I'm rambling at this point.

Regarding tech bros - tech culture does seem to hegemonically enforce a belief that humans are individuals that exist in themselves rather than humans as nodes within a complex social network. In their culture the person exists alone and relying on formal or informal systems of support shows both weakness as well as foolishness for believing such things are real. Tech culture as a whole seems to disdain a broad education, especially in the humanities, which in turn leads tech bros in their ignorance to think that ideas important to them are either something they came up on by themselves or they ascribe themselves to tech figures they idolize. The culture seems very competitive and cutthroart; loyalty and compassion anre disincentivized by the ruthless business practices of tech corps. There seems to be a widespread belief that formal education and knowledge in the arts and humanities is useless and irrelevant at best, or entirely false woo woo nonsense at worst. The notion of culture, of an all-encompassing and inescapable mesh of practices, norms, and beliefs that define the parameters of who we are as people and as societies, seems very much anethema to their conception of themselves as self made men and their slavish adherence to great man theory. Again, generalization, a very broad br

[-] heggs_bayer@hexbear.net 3 points 2 months ago

I remember healers and clerics being considered feminine roles, and that a lot of people, mostly young men, wanted to be some kind of dps character that was viewed as more masculine. I also recall a general perception that healers were subordinate to damage classes and that the healers were somehow not really playing the game.

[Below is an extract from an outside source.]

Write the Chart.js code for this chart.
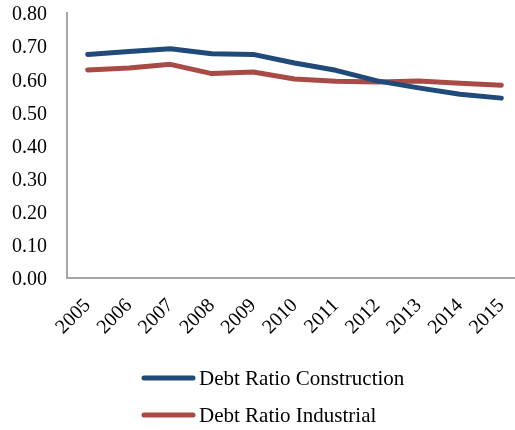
<!DOCTYPE html>
<html>
<head>
<meta charset="utf-8">
<script src="https://cdn.jsdelivr.net/npm/chart.js@4/dist/chart.umd.min.js"></script>
<style>
  html, body { margin: 0; padding: 0; background: #ffffff; overflow: hidden; }
  #wrap { width: 522px; height: 430px; }
</style>
</head>
<body>
<div id="wrap"><canvas id="c" width="522" height="430"></canvas></div>
<script>
const years = ['2005', '2006', '2007', '2008', '2009', '2010', '2011', '2012', '2013', '2014', '2015'];
const debtRatioConstruction = [0.675, 0.684, 0.692, 0.677, 0.675, 0.649, 0.627, 0.595, 0.574, 0.555, 0.543];
const debtRatioIndustrial   = [0.628, 0.634, 0.645, 0.617, 0.622, 0.601, 0.594, 0.592, 0.595, 0.588, 0.582];
const seriesNames = ['Debt Ratio Construction', 'Debt Ratio Industrial'];
const yTicks = [0, 0.1, 0.2, 0.3, 0.4, 0.5, 0.6, 0.7, 0.8];

const FONT = '"Liberation Serif", "Times New Roman", serif';
const BLUE = '#1f4a7a';
const RED = '#a94a45';
const AXIS = '#a6a6a6';

// Legend stacked in rows with aligned left edges, below the axis labels
const stackedLegend = {
  id: 'stackedLegend',
  afterDraw(chart) {
    const ctx = chart.ctx;
    const x0 = 142, lineLen = 53, gap = 4;
    const rows = [378, 415];
    ctx.save();
    ctx.font = '21px ' + FONT;
    ctx.textBaseline = 'middle';
    ctx.textAlign = 'left';
    chart.data.datasets.forEach((ds, i) => {
      const y = rows[i];
      ctx.strokeStyle = ds.borderColor;
      ctx.lineWidth = 5;
      ctx.lineCap = 'round';
      ctx.beginPath();
      ctx.moveTo(x0 + 2, y);
      ctx.lineTo(x0 + lineLen - 2, y);
      ctx.stroke();
      ctx.fillStyle = '#000000';
      ctx.fillText(ds.label, x0 + lineLen + gap, y + 1);
    });
    ctx.restore();
  }
};

new Chart(document.getElementById('c'), {
  type: 'line',
  data: {
    labels: years,
    datasets: [
      { label: seriesNames[0], data: debtRatioConstruction, borderColor: BLUE, backgroundColor: BLUE },
      { label: seriesNames[1], data: debtRatioIndustrial, borderColor: RED, backgroundColor: RED }
    ]
  },
  options: {
    responsive: false,
    animation: false,
    layout: { padding: { top: 13, right: 0, bottom: 0, left: 0 } },
    elements: {
      line: { borderWidth: 5, tension: 0, borderCapStyle: 'round', borderJoinStyle: 'round' },
      point: { radius: 0, hoverRadius: 0 }
    },
    plugins: {
      legend: { display: false },
      tooltip: { enabled: false }
    },
    scales: {
      x: {
        type: 'category',
        offset: true,
        grid: { display: false, drawTicks: false },
        border: { display: true, color: AXIS, width: 2 },
        ticks: {
          color: '#000000',
          font: { family: FONT, size: 20 },
          minRotation: 45,
          maxRotation: 45,
          padding: 16,
          autoSkip: false
        },
        afterFit(scale) {
          scale.height = 152;
          scale.paddingLeft = 0;
          scale.paddingRight = 0;
        }
      },
      y: {
        min: 0,
        max: 0.8,
        afterBuildTicks(scale) { scale.ticks = yTicks.map(v => ({ value: v })); },
        grid: { display: false, drawTicks: false },
        border: { display: true, color: AXIS, width: 2 },
        ticks: {
          color: '#000000',
          font: { family: FONT, size: 20 },
          padding: 20,
          labelOffset: 2,
          callback: v => Number(v).toFixed(2)
        },
        afterFit(scale) {
          scale.width = 67;
          scale.paddingTop = 0;
          scale.paddingBottom = 0;
        }
      }
    }
  },
  plugins: [stackedLegend]
});
</script>
</body>
</html>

Like they were "just" supporting the other characters, not really playing and doing the fun jobs.

Where do tank characters fit into this in your experiance?

Regarding tech bros - tech culture does seem to hegemonically enforce a belief that humans are individuals that exist in themselves rather than humans as nodes within a complex social network. In their culture the person exists alone and relying on formal or informal systems of support shows both weakness as well as foolishness for believing such things are real.

The closest I've seen most STEMbros come to acknowledging forces beyond the individual is Conway's Law.

[-] Awoo@hexbear.net 12 points 2 months ago* (last edited 2 months ago)

What about the far less common phenomena of the player who will only play support/heals? This player will sacrifice themselves to protect the team even in situations where it probably wasn't necessary. I'm not an anything-ologist so I'm always so fascinated when someone talks about stuff like this.

I enjoy playing this role but usually because it's actually the lynchpin of the team and has the highest level of skill and responsibility (in the actually challenging content not the storyquest content). DPS on the other hand is usually for people that chew rocks and doesn't ever have to think about anything other than attacking a thing and dodging circles.

Support in a raid is the hardest role to play with the most important decisions.

[-] Frank@hexbear.net 11 points 2 months ago

It's long been bizarre to me how the support role can be feminized and devalued while also being, as you say, the lynchpin that keeps the whole machine running and separates victory from defeat. Many groups hold their healers up as the heroes who make it all work, while some dismiss support as a sort of women's domestic labor. Gennnnnnnnnnnnnnnder!

[-] Awoo@hexbear.net 6 points 2 months ago

The tank role is also very important but having played both I'm quite sure that healer is more stressful. The tank only has one enemy in the raid whereas everything in the raid (friendlies and monsters) is the enemy. There's always that 1 player who does not move out of easily avoidable damage too.